Directions for this task: Take the lines from the one with "Clone this chart in seaborn and matplotlib." through the one with "yticks = [0, 5, 10, 15]", both ends kept, and reproduce them exactly without the pictures.

Information shown:
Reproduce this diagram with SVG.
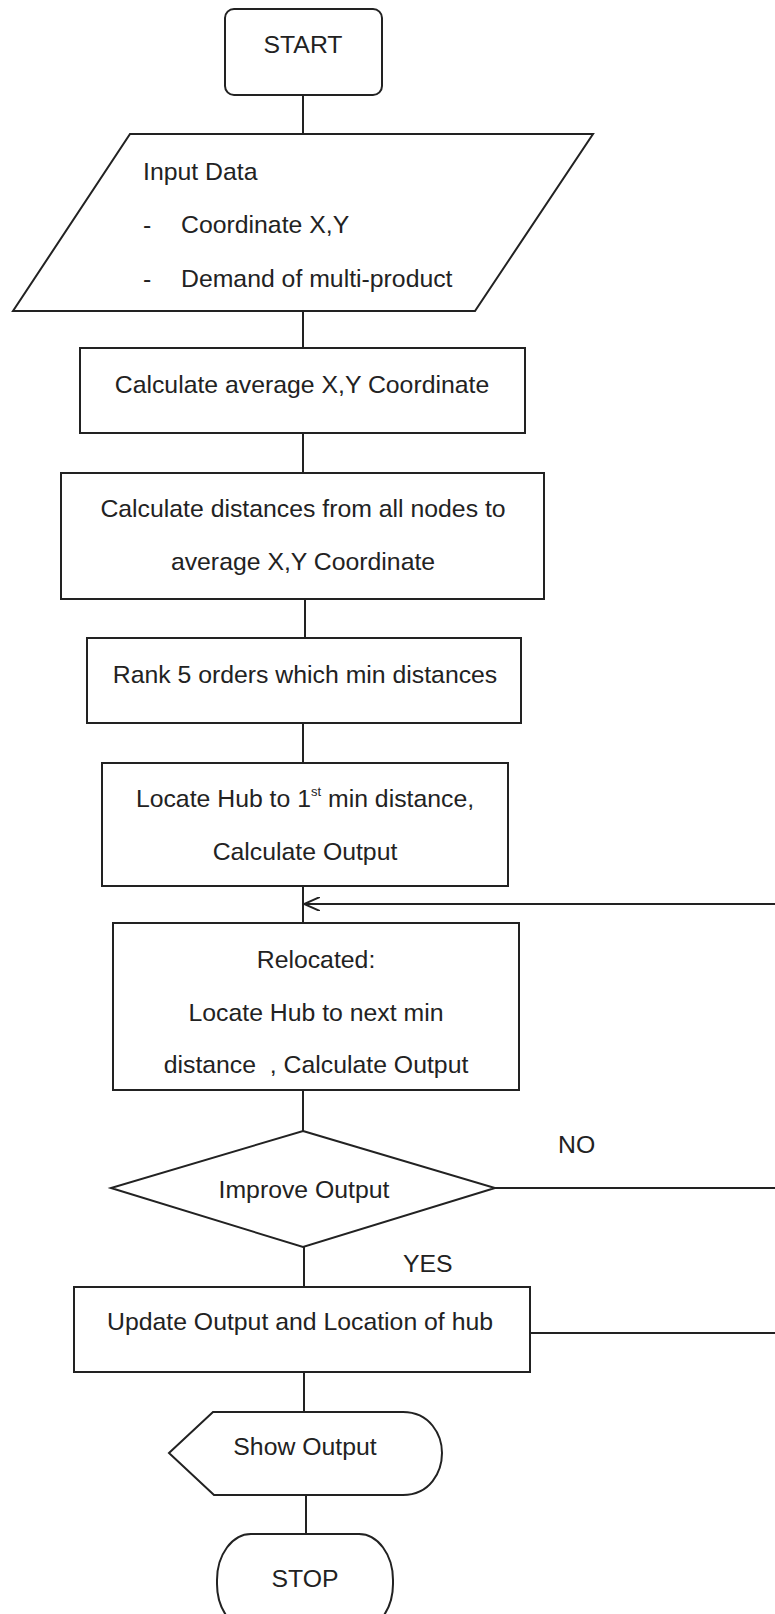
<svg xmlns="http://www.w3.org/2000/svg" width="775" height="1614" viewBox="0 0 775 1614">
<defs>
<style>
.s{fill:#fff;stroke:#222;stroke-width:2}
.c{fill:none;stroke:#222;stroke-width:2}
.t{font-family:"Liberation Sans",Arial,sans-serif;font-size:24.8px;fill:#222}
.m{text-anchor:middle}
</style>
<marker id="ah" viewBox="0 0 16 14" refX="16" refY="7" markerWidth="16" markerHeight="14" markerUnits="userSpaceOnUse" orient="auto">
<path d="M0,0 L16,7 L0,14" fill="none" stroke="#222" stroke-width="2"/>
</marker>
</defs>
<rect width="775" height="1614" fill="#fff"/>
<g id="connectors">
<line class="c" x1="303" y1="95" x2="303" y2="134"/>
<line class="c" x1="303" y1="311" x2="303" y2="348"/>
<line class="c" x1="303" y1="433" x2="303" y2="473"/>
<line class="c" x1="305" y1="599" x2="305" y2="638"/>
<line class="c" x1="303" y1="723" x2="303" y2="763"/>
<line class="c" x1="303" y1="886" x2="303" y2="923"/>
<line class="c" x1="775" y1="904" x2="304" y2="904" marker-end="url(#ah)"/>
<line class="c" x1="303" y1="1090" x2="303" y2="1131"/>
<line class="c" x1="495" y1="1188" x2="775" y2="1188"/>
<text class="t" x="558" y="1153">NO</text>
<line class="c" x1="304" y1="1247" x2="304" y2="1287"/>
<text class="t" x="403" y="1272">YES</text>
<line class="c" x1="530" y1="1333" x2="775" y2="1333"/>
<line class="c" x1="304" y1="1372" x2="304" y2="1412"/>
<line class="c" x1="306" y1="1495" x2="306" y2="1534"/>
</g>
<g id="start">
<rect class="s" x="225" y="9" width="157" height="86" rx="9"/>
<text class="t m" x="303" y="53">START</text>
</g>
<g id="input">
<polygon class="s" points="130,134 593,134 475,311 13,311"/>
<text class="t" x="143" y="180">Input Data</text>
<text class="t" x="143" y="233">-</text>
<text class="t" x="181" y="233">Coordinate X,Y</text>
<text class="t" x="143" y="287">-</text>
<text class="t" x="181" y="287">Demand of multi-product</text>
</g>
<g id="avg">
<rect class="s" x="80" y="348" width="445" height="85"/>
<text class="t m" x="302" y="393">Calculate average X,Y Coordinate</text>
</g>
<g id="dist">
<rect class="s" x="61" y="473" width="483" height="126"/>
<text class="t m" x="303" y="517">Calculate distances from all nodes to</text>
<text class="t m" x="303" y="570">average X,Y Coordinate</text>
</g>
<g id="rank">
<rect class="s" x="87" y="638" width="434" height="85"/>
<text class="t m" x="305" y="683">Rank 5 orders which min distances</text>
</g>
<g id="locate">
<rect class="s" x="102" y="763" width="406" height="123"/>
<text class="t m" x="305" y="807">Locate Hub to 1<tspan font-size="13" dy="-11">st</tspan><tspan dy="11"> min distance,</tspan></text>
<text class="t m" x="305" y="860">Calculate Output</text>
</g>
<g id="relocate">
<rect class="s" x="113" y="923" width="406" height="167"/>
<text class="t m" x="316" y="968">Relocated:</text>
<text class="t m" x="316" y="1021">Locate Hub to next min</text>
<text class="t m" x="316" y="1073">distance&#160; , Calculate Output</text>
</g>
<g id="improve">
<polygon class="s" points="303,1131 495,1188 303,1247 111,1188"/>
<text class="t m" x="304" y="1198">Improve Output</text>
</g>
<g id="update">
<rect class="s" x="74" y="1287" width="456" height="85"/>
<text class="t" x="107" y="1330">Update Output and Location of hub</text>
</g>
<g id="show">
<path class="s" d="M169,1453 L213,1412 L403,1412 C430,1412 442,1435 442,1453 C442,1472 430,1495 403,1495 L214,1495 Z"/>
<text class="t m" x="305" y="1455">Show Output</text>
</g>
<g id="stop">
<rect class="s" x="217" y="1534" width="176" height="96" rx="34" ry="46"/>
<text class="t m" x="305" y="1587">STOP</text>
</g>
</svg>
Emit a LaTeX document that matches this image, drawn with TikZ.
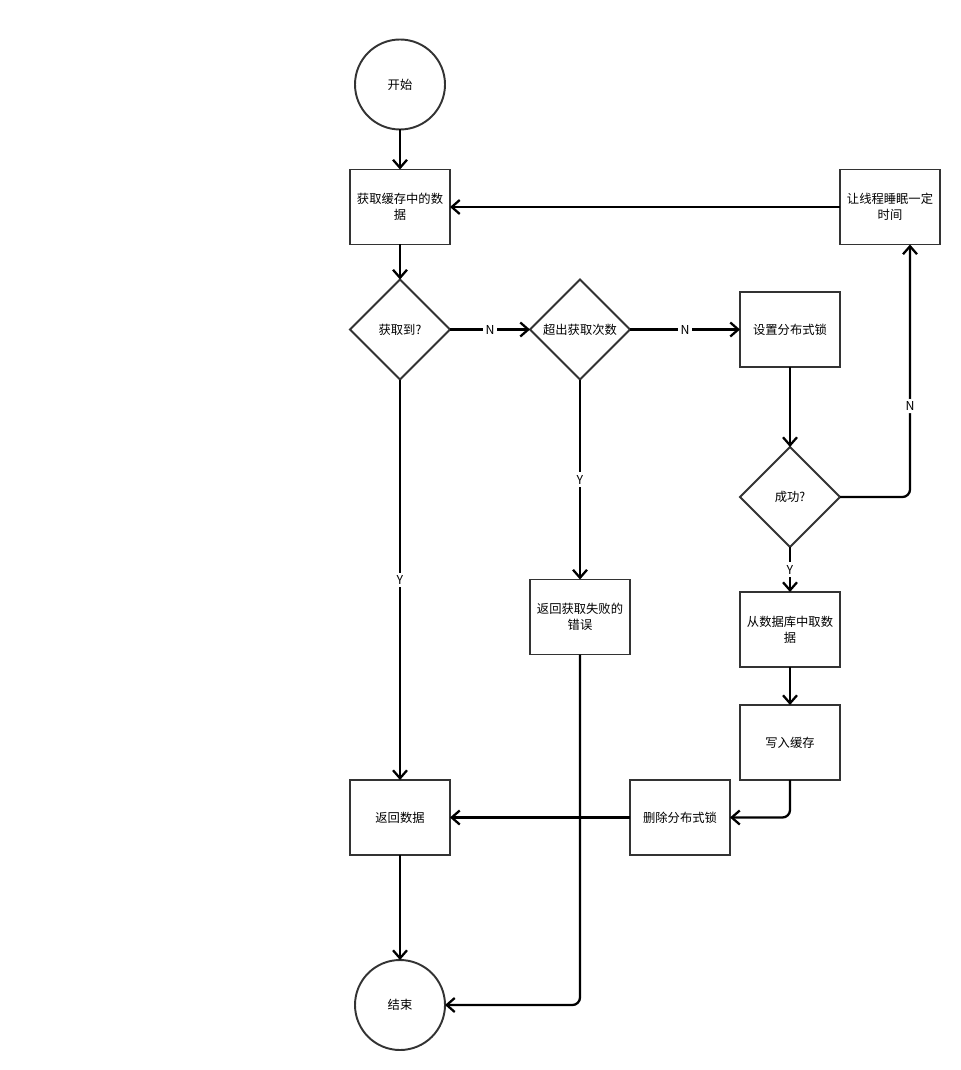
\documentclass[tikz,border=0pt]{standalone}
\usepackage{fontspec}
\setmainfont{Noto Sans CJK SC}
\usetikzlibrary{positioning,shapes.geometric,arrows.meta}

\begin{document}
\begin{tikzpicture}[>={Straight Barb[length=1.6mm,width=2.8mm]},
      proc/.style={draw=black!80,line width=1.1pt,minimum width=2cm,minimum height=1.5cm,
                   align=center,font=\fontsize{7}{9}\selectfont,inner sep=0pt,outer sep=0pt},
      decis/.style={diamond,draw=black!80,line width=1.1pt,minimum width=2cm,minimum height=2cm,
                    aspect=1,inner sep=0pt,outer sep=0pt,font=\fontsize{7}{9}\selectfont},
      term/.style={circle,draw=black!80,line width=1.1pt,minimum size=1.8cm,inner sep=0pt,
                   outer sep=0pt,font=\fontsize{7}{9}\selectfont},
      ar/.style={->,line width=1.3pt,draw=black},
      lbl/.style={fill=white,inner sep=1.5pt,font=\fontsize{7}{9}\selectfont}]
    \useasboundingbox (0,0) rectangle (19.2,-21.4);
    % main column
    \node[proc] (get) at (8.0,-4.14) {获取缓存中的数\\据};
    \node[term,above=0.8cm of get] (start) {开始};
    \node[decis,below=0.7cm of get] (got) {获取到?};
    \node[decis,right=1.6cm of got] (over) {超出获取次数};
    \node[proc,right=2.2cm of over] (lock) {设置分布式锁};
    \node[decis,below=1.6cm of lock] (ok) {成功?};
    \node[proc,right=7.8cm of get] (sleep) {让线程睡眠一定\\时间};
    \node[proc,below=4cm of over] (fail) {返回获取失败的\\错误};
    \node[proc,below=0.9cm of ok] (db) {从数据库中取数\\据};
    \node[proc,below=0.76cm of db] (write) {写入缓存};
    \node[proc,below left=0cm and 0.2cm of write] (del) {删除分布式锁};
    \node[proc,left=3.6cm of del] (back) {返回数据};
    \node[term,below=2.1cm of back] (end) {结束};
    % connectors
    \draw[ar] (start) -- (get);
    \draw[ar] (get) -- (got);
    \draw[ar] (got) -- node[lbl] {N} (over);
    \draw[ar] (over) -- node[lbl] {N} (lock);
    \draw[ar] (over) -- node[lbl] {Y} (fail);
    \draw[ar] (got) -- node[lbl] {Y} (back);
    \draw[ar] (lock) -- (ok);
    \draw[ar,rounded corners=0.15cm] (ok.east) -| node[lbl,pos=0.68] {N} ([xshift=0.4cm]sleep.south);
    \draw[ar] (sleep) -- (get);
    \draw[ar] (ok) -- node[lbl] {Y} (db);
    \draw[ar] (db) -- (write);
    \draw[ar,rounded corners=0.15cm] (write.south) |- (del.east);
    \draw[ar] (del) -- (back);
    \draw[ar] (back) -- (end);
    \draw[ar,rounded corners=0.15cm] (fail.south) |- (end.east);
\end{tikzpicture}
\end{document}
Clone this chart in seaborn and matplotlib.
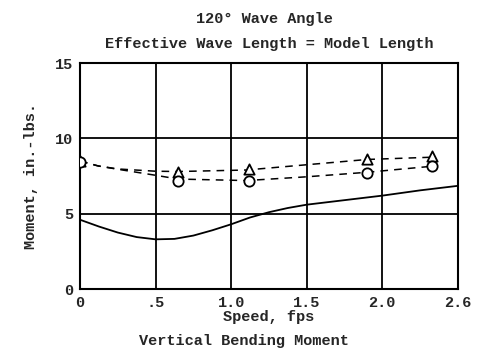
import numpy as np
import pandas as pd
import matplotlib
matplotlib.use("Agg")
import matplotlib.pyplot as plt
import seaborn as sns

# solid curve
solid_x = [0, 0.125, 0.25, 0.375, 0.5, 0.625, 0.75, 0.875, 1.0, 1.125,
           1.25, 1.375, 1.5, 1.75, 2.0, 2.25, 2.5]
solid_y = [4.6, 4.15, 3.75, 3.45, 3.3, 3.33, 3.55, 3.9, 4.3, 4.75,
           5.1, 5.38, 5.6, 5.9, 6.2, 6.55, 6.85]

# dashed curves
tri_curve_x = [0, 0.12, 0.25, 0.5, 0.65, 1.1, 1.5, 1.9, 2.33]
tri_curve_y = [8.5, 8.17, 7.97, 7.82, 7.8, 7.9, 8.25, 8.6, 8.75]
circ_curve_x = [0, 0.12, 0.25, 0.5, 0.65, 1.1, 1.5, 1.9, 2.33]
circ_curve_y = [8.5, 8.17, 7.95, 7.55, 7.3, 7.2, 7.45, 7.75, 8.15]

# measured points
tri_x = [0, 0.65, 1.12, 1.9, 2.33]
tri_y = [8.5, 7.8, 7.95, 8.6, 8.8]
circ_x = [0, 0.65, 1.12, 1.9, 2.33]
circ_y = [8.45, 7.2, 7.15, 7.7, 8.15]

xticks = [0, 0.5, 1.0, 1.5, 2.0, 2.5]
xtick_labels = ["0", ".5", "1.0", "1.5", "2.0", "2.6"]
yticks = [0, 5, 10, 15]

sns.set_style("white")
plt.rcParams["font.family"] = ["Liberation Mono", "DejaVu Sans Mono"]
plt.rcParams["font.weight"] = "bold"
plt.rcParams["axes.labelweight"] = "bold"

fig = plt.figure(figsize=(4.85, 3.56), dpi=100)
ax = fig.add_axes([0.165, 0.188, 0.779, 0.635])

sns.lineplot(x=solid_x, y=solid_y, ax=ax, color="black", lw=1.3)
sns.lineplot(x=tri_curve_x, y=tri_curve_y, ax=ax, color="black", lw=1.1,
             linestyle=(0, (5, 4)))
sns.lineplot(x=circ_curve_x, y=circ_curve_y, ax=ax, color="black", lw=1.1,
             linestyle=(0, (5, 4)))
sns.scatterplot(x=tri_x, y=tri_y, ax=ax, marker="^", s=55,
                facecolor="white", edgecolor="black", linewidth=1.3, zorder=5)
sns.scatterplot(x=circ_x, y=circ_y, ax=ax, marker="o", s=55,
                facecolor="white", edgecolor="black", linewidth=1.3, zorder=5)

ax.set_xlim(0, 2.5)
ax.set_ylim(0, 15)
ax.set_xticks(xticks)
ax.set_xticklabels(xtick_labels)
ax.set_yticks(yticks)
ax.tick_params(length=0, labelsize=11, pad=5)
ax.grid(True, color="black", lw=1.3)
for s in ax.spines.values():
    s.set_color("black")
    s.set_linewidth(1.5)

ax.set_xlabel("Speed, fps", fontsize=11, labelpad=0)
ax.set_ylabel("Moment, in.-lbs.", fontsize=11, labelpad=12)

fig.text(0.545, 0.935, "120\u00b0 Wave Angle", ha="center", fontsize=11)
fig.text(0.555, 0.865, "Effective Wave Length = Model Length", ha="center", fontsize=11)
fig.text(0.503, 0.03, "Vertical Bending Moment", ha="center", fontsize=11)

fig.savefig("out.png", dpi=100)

Final result:
Clone this chart in seaborn and matplotlib.
import numpy as np
import pandas as pd
import matplotlib
matplotlib.use("Agg")
import matplotlib.pyplot as plt
import seaborn as sns

# solid curve
solid_x = [0, 0.125, 0.25, 0.375, 0.5, 0.625, 0.75, 0.875, 1.0, 1.125,
           1.25, 1.375, 1.5, 1.75, 2.0, 2.25, 2.5]
solid_y = [4.6, 4.15, 3.75, 3.45, 3.3, 3.33, 3.55, 3.9, 4.3, 4.75,
           5.1, 5.38, 5.6, 5.9, 6.2, 6.55, 6.85]

# dashed curves
tri_curve_x = [0, 0.12, 0.25, 0.5, 0.65, 1.1, 1.5, 1.9, 2.33]
tri_curve_y = [8.5, 8.17, 7.97, 7.82, 7.8, 7.9, 8.25, 8.6, 8.75]
circ_curve_x = [0, 0.12, 0.25, 0.5, 0.65, 1.1, 1.5, 1.9, 2.33]
circ_curve_y = [8.5, 8.17, 7.95, 7.55, 7.3, 7.2, 7.45, 7.75, 8.15]

# measured points
tri_x = [0, 0.65, 1.12, 1.9, 2.33]
tri_y = [8.5, 7.8, 7.95, 8.6, 8.8]
circ_x = [0, 0.65, 1.12, 1.9, 2.33]
circ_y = [8.45, 7.2, 7.15, 7.7, 8.15]

xticks = [0, 0.5, 1.0, 1.5, 2.0, 2.5]
xtick_labels = ["0", ".5", "1.0", "1.5", "2.0", "2.6"]
yticks = [0, 5, 10, 15]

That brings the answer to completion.